Records shown:

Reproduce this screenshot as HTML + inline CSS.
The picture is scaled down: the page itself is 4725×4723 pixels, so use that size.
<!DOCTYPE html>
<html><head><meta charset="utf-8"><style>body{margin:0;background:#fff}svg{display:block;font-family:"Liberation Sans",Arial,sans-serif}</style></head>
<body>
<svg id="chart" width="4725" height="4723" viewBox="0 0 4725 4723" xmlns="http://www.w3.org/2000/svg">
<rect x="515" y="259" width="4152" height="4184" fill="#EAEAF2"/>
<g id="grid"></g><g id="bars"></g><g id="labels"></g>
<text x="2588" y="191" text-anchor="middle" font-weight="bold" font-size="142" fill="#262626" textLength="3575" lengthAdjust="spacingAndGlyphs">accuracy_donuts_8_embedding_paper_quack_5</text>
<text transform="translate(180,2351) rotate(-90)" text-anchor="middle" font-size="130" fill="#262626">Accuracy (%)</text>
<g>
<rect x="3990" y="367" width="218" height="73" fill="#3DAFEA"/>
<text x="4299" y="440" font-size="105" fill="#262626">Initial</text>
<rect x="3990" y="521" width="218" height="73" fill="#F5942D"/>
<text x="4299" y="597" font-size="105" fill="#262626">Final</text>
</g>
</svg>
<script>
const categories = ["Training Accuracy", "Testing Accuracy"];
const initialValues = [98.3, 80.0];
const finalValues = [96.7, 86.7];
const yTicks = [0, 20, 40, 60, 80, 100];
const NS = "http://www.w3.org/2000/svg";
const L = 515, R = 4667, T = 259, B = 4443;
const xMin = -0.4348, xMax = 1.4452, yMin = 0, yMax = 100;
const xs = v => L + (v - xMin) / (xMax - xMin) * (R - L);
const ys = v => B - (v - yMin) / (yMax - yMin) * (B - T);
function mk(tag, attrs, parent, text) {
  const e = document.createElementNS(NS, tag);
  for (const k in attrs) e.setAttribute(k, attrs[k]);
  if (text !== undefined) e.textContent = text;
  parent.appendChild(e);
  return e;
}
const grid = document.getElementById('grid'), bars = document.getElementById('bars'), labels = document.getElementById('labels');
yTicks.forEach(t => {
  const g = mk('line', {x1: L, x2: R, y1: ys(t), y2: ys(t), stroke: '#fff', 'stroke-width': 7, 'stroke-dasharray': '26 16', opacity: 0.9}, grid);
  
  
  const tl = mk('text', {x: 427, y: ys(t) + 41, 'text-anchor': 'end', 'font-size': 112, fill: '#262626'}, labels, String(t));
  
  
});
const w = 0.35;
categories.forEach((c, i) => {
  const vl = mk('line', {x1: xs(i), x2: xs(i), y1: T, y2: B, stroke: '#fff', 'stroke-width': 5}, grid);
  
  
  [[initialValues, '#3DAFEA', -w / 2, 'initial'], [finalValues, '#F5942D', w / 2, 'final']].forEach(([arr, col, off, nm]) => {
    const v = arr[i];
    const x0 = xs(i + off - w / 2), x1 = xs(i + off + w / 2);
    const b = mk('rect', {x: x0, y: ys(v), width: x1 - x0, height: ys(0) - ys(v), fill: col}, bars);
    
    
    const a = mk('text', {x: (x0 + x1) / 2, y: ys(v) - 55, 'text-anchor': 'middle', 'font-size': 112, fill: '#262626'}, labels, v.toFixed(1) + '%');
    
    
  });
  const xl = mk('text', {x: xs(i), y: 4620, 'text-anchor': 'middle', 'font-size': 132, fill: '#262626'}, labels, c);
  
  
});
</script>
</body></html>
* * *
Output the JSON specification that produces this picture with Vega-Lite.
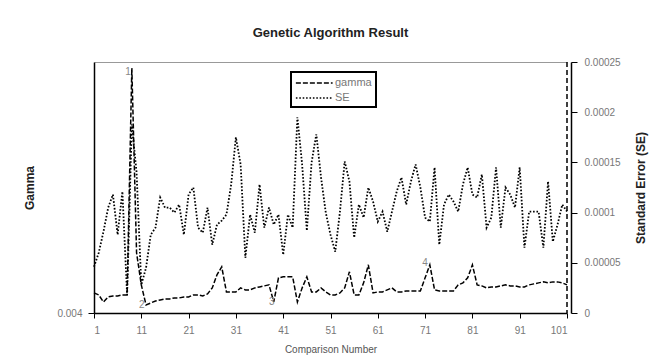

Direction:
Begin with the line containing "The picture is" and end with the line containing "427, y: ys(t)"; repeat every line from start to finish exactly, and nothing outside them.

Written answer:
The picture is scaled down: the page itself is 4725×4723 pixels, so use that size.
<!DOCTYPE html>
<html><head><meta charset="utf-8"><style>body{margin:0;background:#fff}svg{display:block;font-family:"Liberation Sans",Arial,sans-serif}</style></head>
<body>
<svg id="chart" width="4725" height="4723" viewBox="0 0 4725 4723" xmlns="http://www.w3.org/2000/svg">
<rect x="515" y="259" width="4152" height="4184" fill="#EAEAF2"/>
<g id="grid"></g><g id="bars"></g><g id="labels"></g>
<text x="2588" y="191" text-anchor="middle" font-weight="bold" font-size="142" fill="#262626" textLength="3575" lengthAdjust="spacingAndGlyphs">accuracy_donuts_8_embedding_paper_quack_5</text>
<text transform="translate(180,2351) rotate(-90)" text-anchor="middle" font-size="130" fill="#262626">Accuracy (%)</text>
<g>
<rect x="3990" y="367" width="218" height="73" fill="#3DAFEA"/>
<text x="4299" y="440" font-size="105" fill="#262626">Initial</text>
<rect x="3990" y="521" width="218" height="73" fill="#F5942D"/>
<text x="4299" y="597" font-size="105" fill="#262626">Final</text>
</g>
</svg>
<script>
const categories = ["Training Accuracy", "Testing Accuracy"];
const initialValues = [98.3, 80.0];
const finalValues = [96.7, 86.7];
const yTicks = [0, 20, 40, 60, 80, 100];
const NS = "http://www.w3.org/2000/svg";
const L = 515, R = 4667, T = 259, B = 4443;
const xMin = -0.4348, xMax = 1.4452, yMin = 0, yMax = 100;
const xs = v => L + (v - xMin) / (xMax - xMin) * (R - L);
const ys = v => B - (v - yMin) / (yMax - yMin) * (B - T);
function mk(tag, attrs, parent, text) {
  const e = document.createElementNS(NS, tag);
  for (const k in attrs) e.setAttribute(k, attrs[k]);
  if (text !== undefined) e.textContent = text;
  parent.appendChild(e);
  return e;
}
const grid = document.getElementById('grid'), bars = document.getElementById('bars'), labels = document.getElementById('labels');
yTicks.forEach(t => {
  const g = mk('line', {x1: L, x2: R, y1: ys(t), y2: ys(t), stroke: '#fff', 'stroke-width': 7, 'stroke-dasharray': '26 16', opacity: 0.9}, grid);
  
  
  const tl = mk('text', {x: 427, y: ys(t) + 41, 'text-anchor': 'end', 'font-size': 112, fill: '#262626'}, labels, String(t));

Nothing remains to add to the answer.